Short problem
Leave out all pictures. Return exactly the lines from the top of the material through the line containing "x_ticks = [0, 5, 10, 15, 20, 25, 30, 35]".

:: Data shown ::

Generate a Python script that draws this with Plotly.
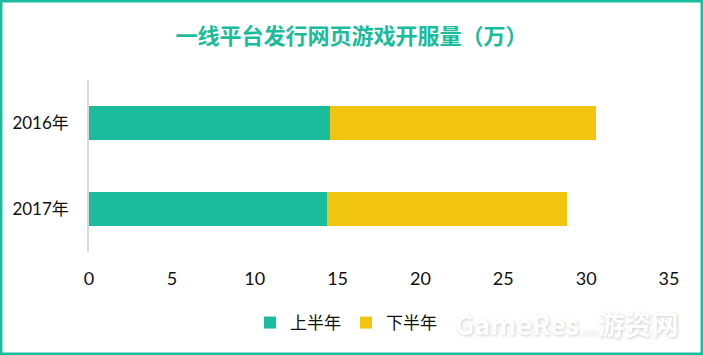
import plotly.graph_objects as go

categories = ["2016年", "2017年"]
first_half = [14.55, 14.36]
second_half = [16.03, 14.47]
series_names = ["上半年", "下半年"]
x_ticks = [0, 5, 10, 15, 20, 25, 30, 35]

GREEN = "#1ABC9C"
YELLOW = "#F1C40F"
FONT = "Lato, 'Noto Sans CJK SC', sans-serif"

W, H = 703, 355
ML, MR, MT, MB = 89, 34, 80, 103
PW, PH = W - ML - MR, H - MT - MB

fig = go.Figure()
fig.add_trace(go.Bar(y=categories, x=first_half, name=series_names[0],
                     orientation="h", marker=dict(color=GREEN, line=dict(width=0))))
fig.add_trace(go.Bar(y=categories, x=second_half, name=series_names[1],
                     orientation="h", marker=dict(color=YELLOW, line=dict(width=0))))

def px_x(p):
    return (p - ML) / PW

def px_y(p):
    return (MT + PH - p) / PH

fig.update_layout(
    width=W, height=H,
    margin=dict(l=ML, r=MR, t=MT, b=MB),
    barmode="stack",
    bargap=0.6,
    paper_bgcolor="white",
    plot_bgcolor="white",
    font=dict(family=FONT, size=17, color="#111111"),
    title=dict(text="<b>一线平台发行网页游戏开服量（万）</b>",
               font=dict(family="'Noto Sans CJK SC', sans-serif", size=22, color=GREEN),
               x=0.5, xanchor="center", xref="container",
               y=1 - 36 / H, yanchor="middle", yref="container"),
    xaxis=dict(range=[0, 35], tickvals=x_ticks, showgrid=False, zeroline=False,
               showline=False, ticks="", ticklabelstandoff=14,
               tickfont=dict(size=18, family=FONT, color="#111111"), fixedrange=True),
    yaxis=dict(autorange="reversed", showgrid=False, zeroline=False,
               showline=True, linecolor="#d9d9d9", linewidth=1.5, ticks="",
               ticklabelstandoff=15,
               tickfont=dict(size=17, family=FONT, color="#111111"), fixedrange=True),
    legend=dict(orientation="h", x=px_x(346), xanchor="center",
                y=px_y(323), yanchor="middle",
                font=dict(size=17, family=FONT, color="#111111"),
                itemwidth=30, traceorder="normal", bgcolor="rgba(0,0,0,0)"),
    showlegend=True,
)

# watermark
fig.add_annotation(text="<b>GameRes</b><span style='font-size:8px'>.com</span><b>游资网</b>",
                   xref="paper", yref="paper", x=px_x(680), y=px_y(323),
                   showarrow=False, xanchor="right", yanchor="middle",
                   font=dict(family="'Noto Sans CJK SC', sans-serif", size=27, color="#ffffff",
                             shadow="1px 1px 3px #c8c8c8"),
                   opacity=0.9)

# outer border
fig.add_shape(type="rect", xref="paper", yref="paper",
              x0=px_x(1.2), x1=px_x(W - 1.2), y0=px_y(H - 1.2), y1=px_y(1.2),
              line=dict(color=GREEN, width=2.5), layer="above")

fig.write_html("out.html")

:::

Written answer
Generate a Python script that draws this with Plotly.
import plotly.graph_objects as go

categories = ["2016年", "2017年"]
first_half = [14.55, 14.36]
second_half = [16.03, 14.47]
series_names = ["上半年", "下半年"]
x_ticks = [0, 5, 10, 15, 20, 25, 30, 35]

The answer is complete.